Last March I was lucky enough to visit the Kunming Institute of Botany in Yunnan Province, where I met camellia expert Feng Baojun and was shown some of the rare and beautiful golden camellia species that his institute was researching.
Most of the 200 to 300 camellias discovered to date were found in south-west China, including the tea plant, C. sinensis and the ornamentals best known in cultivation: winter-flowering C. sasanqua, the large, ruffled flowered C. reticulata and C. japonica.
Their flower colour is limited to the red and white end of the colour spectrum. None are blue, but in the 1960s a true yellow camellia was discovered in Guangxi Province, near the Vietnamese border.
This was C. nitidissima (formerly C. chrysantha). Its five-centimetre flowers somewhat resemble large buttercups, pale yellow with bright gold stamens, appearing among bronze leaf buds that unfold into leathery, deeply veined leaves.
It has long been available to gardeners but few grow it, which is why I had never seen one. It needs dense, damp shade and may take up to eight years to flower in cultivation.
Mr Feng's job includes research into ornamental and commercial plants and through the years the Kunming Institute has given special attention to yellow flowering camellias.

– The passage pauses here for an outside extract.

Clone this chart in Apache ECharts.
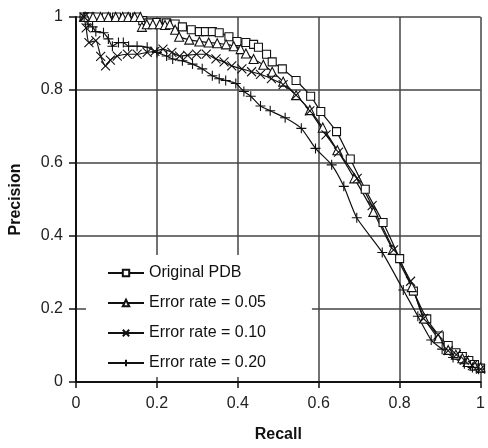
<!DOCTYPE html>
<html>
<head>
<meta charset="utf-8">
<script src="https://cdn.jsdelivr.net/npm/echarts@6/dist/echarts.min.js"></script>
<style>
html,body{margin:0;padding:0;background:#fff;}
#chart{width:488px;height:448px;}
</style>
</head>
<body>
<div id="chart"></div>
<script>
// Series names
var seriesNames = ['Original PDB', 'Error rate = 0.05', 'Error rate = 0.10', 'Error rate = 0.20'];

// [recall, precision]
var originalPDB = [
  [0.02,1.0],[0.03,1.0],[0.035,1.0],[0.05,1.0],[0.075,1.0],[0.1,1.0],[0.125,1.0],[0.15,1.0],
  [0.165,0.99],[0.18,0.984],[0.2,0.985],[0.224,0.984],[0.245,0.981],[0.263,0.973],[0.285,0.965],
  [0.305,0.96],[0.32,0.96],[0.337,0.96],[0.354,0.957],[0.378,0.946],[0.398,0.933],[0.42,0.93],
  [0.439,0.925],[0.451,0.917],[0.471,0.898],[0.485,0.877],[0.51,0.858],[0.544,0.826],[0.58,0.783],
  [0.605,0.741],[0.644,0.686],[0.678,0.611],[0.715,0.528],[0.759,0.437],[0.8,0.338],[0.834,0.249],
  [0.867,0.173],[0.898,0.126],[0.92,0.1],[0.939,0.08],[0.955,0.07],[0.971,0.059],[0.985,0.048],[1.0,0.038]
];
var errorRate005 = [
  [0.02,1.0],[0.024,1.0],[0.042,1.0],[0.061,1.0],[0.08,1.0],[0.098,1.0],[0.115,1.0],[0.129,1.0],
  [0.145,1.0],[0.159,1.0],[0.163,0.973],[0.175,0.98],[0.19,0.98],[0.207,0.98],[0.22,0.978],
  [0.232,0.98],[0.245,0.965],[0.255,0.946],[0.28,0.938],[0.305,0.933],[0.328,0.93],[0.349,0.928],
  [0.371,0.925],[0.39,0.92],[0.407,0.912],[0.42,0.9],[0.439,0.885],[0.463,0.869],[0.485,0.85],
  [0.512,0.823],[0.544,0.786],[0.578,0.745],[0.61,0.697],[0.646,0.635],[0.688,0.558],[0.735,0.466],
  [0.783,0.362],[0.83,0.26],[0.861,0.174],[0.895,0.12],[0.92,0.088],[0.939,0.075],[0.955,0.065],
  [0.968,0.055],[0.985,0.045],[1.0,0.04]
];
var errorRate010 = [
  [0.02,1.0],[0.025,0.97],[0.032,0.93],[0.049,0.935],[0.061,0.892],[0.073,0.866],[0.085,0.882],
  [0.102,0.893],[0.127,0.898],[0.151,0.898],[0.176,0.903],[0.195,0.906],[0.215,0.912],[0.237,0.903],
  [0.256,0.893],[0.276,0.895],[0.298,0.898],[0.322,0.898],[0.346,0.885],[0.366,0.877],[0.385,0.866],
  [0.41,0.858],[0.434,0.85],[0.456,0.843],[0.483,0.831],[0.512,0.815],[0.544,0.786],[0.578,0.743],
  [0.618,0.677],[0.649,0.63],[0.695,0.558],[0.732,0.483],[0.785,0.362],[0.827,0.276],[0.859,0.174],
  [0.895,0.129],[0.92,0.086],[0.94,0.075],[0.96,0.06],[0.98,0.045],[1.0,0.035]
];
var errorRate020 = [
  [0.02,1.0],[0.03,0.98],[0.041,0.973],[0.049,0.96],[0.068,0.957],[0.08,0.94],[0.09,0.92],
  [0.105,0.93],[0.117,0.93],[0.13,0.92],[0.151,0.92],[0.176,0.917],[0.2,0.903],[0.224,0.893],
  [0.239,0.885],[0.263,0.88],[0.288,0.871],[0.312,0.858],[0.337,0.839],[0.354,0.831],[0.37,0.826],
  [0.395,0.818],[0.415,0.796],[0.432,0.783],[0.456,0.756],[0.48,0.743],[0.517,0.724],[0.557,0.695],
  [0.592,0.64],[0.632,0.595],[0.662,0.536],[0.694,0.45],[0.757,0.355],[0.809,0.252],[0.845,0.18],
  [0.878,0.115],[0.905,0.09],[0.932,0.067],[0.96,0.05],[0.98,0.04],[0.995,0.035]
];

var xTicks = [0, 0.2, 0.4, 0.6, 0.8, 1];
var yTicks = [0, 0.2, 0.4, 0.6, 0.8, 1];

var FONT = 'Liberation Sans';
var crossPath = 'path://M0,0L10,10M10,0L0,10';
var plusPath = 'path://M5,0L5,10M0,5L10,5';

function mkSeries(name, data, symbol, size) {
  return {
    name: name,
    type: 'line',
    data: data,
    symbol: symbol,
    symbolSize: size,
    showAllSymbol: true,
    smooth: 0.2,
    lineStyle: {color: '#111', width: 1.2},
    itemStyle: {color: '#fff', borderColor: '#111', borderWidth: 1.1},
    emphasis: {disabled: true}
  };
}

var chart = echarts.init(document.getElementById('chart'), null, {renderer: 'canvas'});
chart.setOption({
  animation: false,
  backgroundColor: '#fff',
  grid: {left: 75, right: 3, top: 17, bottom: 58},
  xAxis: {
    type: 'value', min: xTicks[0], max: xTicks[xTicks.length - 1], interval: 0.2,
    name: 'Recall', nameLocation: 'middle', nameGap: 45,
    nameTextStyle: {fontFamily: FONT, fontSize: 16, fontWeight: 'bold', color: '#111'},
    axisLine: {show: true, lineStyle: {color: '#111', width: 2}},
    axisTick: {show: true, length: 6, lineStyle: {color: '#111', width: 1.5}},
    axisLabel: {fontFamily: FONT, fontSize: 16, color: '#222', margin: 14},
    splitLine: {show: true, lineStyle: {color: '#444', width: 1.5}}
  },
  yAxis: {
    type: 'value', min: yTicks[0], max: yTicks[yTicks.length - 1], interval: 0.2,
    name: 'Precision', nameLocation: 'middle', nameGap: 52,
    nameTextStyle: {fontFamily: FONT, fontSize: 16, fontWeight: 'bold', color: '#111'},
    axisLine: {show: true, lineStyle: {color: '#111', width: 2}},
    axisTick: {show: true, length: 7, lineStyle: {color: '#111', width: 1.5}},
    axisLabel: {fontFamily: FONT, fontSize: 16, color: '#222', margin: 13},
    splitLine: {show: true, lineStyle: {color: '#444', width: 1.5}}
  },
  legend: {
    orient: 'vertical', left: 86, top: 255,
    padding: [10, 46, 6, 21],
    backgroundColor: '#fff',
    itemWidth: 36, itemHeight: 8, itemGap: 14,
    textStyle: {fontFamily: FONT, fontSize: 16, color: '#111', lineHeight: 16},
    data: seriesNames
  },
  series: [
    mkSeries(seriesNames[0], originalPDB, 'rect', 8),
    mkSeries(seriesNames[1], errorRate005, 'triangle', 9),
    mkSeries(seriesNames[2], errorRate010, crossPath, 9),
    mkSeries(seriesNames[3], errorRate020, plusPath, 10)
  ]
});
</script>
</body>
</html>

It was exciting to learn new species awre still being discovered in southern China and neighbouring Vietnam, and Mr Feng showed me several beauties, including C. impressinervis, which had slightly larger flowers than C. nitidissima, with unusual pointy petals.
The Kunming Institute's extensive yellow camellia breeding program uses C. reticulata, C. japonica and the lesser-known C. pitardii as female parents, pollinated by three yellow flowered species, including the two above.
Introducing new plants into cultivation is a slow process but one day we should be lucky enough to find pure gold camellias readily available in nurseries and garden centres.
I would love to grow camellias.
Although I have a couple in pots, they dislike the dry, sunny summers of the Central Tablelands.
Their natural habitat is damp woodland and while it's (just) possible to recreate this with costly in-ground watering systems and mistifier sprays, you're fighting nature, not an opponent I care to take on.
However, not all gardeners are so timid and in theory you can grow anything if you're prepared to go to the trouble, as anybody who visits, say, the tropical rainforest gully in the National Botanic Gardens during a freezing Canberra winter will see.
We all love a challenge and few of us limit our gardens to what comes naturally.
Also - go on, admit it - once we've succeeded with something we want to move on, hence the continual hankering after the new and challenging.
Early in our married life Bill and I had some beautiful camellias.
We lived in Sydney and our small front garden included a two-metre high hedge of white C.japonica.
It contained half a dozen different varieties and flowered continually from mid-winter into spring.
Camellias revel in the warm humidity of the NSW coast and hinterland. If I lived in the right climate I would plant as many as I could, as they are among the loveliest shrubs in the world with lustrous, evergreen leaves and a vast array of single, double, speckled and striped flowers.
However, I still believe the best gardens are those where the owner finds out what flourishes and grows lots of it.
But that doesn't stop me longing for a yellow camellia.